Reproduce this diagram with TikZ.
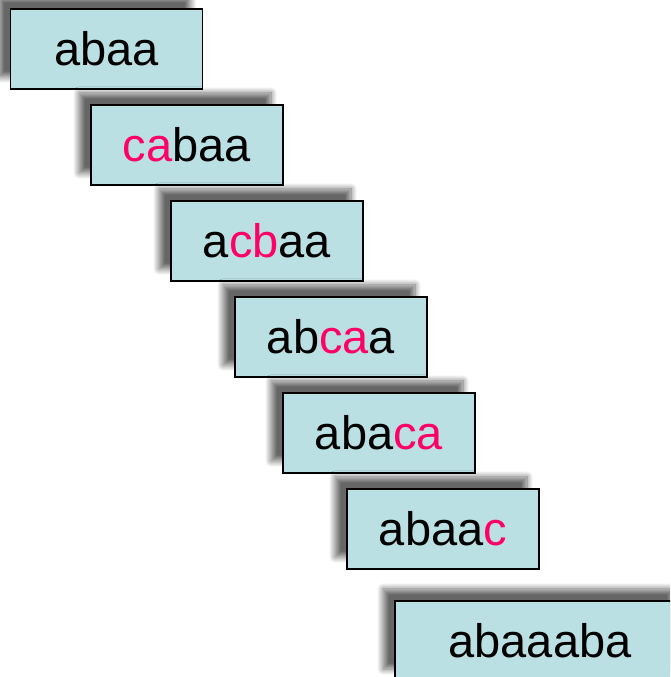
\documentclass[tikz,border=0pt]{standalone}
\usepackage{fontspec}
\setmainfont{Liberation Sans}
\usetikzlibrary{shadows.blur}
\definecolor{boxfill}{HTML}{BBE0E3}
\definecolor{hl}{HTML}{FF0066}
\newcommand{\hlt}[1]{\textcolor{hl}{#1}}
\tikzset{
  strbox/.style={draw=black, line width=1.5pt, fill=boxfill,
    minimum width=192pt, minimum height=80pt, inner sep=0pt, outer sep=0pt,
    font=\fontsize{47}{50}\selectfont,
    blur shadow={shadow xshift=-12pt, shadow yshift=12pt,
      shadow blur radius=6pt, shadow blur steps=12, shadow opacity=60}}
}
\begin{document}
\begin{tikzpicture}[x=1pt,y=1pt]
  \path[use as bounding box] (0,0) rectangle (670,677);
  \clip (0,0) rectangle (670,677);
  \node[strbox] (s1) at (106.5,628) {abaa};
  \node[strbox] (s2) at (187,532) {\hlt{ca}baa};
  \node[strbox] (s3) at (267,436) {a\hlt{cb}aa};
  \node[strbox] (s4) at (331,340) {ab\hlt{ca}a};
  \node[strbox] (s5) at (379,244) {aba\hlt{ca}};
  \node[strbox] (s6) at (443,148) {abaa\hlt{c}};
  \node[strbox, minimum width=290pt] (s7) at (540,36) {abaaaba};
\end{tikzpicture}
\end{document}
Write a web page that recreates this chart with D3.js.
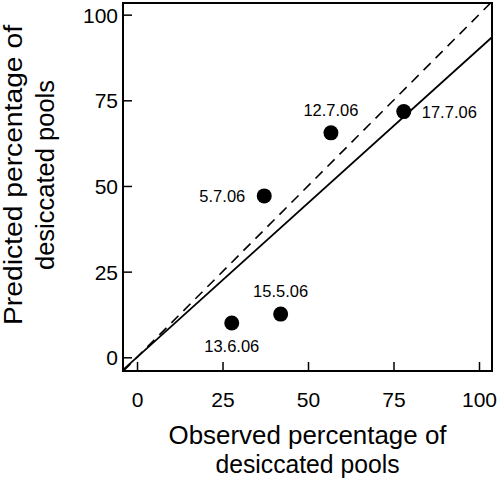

* _Set exercise_: Give every line above again exactly, with no pictures.

* _Solved problem_:
Reproduce this diagram with TikZ.
\documentclass[tikz,border=0pt]{standalone}
\usepackage{fontspec}
\setmainfont{Liberation Sans}
\usetikzlibrary{shadows.blur}
\definecolor{boxfill}{HTML}{BBE0E3}
\definecolor{hl}{HTML}{FF0066}
\newcommand{\hlt}[1]{\textcolor{hl}{#1}}
\tikzset{
  strbox/.style={draw=black, line width=1.5pt, fill=boxfill,
    minimum width=192pt, minimum height=80pt, inner sep=0pt, outer sep=0pt,
    font=\fontsize{47}{50}\selectfont,
    blur shadow={shadow xshift=-12pt, shadow yshift=12pt,
      shadow blur radius=6pt, shadow blur steps=12, shadow opacity=60}}
}
\begin{document}
\begin{tikzpicture}[x=1pt,y=1pt]
  \path[use as bounding box] (0,0) rectangle (670,677);
  \clip (0,0) rectangle (670,677);
  \node[strbox] (s1) at (106.5,628) {abaa};
  \node[strbox] (s2) at (187,532) {\hlt{ca}baa};
  \node[strbox] (s3) at (267,436) {a\hlt{cb}aa};
  \node[strbox] (s4) at (331,340) {ab\hlt{ca}a};
  \node[strbox] (s5) at (379,244) {aba\hlt{ca}};
  \node[strbox] (s6) at (443,148) {abaa\hlt{c}};
  \node[strbox, minimum width=290pt] (s7) at (540,36) {abaaaba};
\end{tikzpicture}
\end{document}
Write a web page that recreates this chart with D3.js.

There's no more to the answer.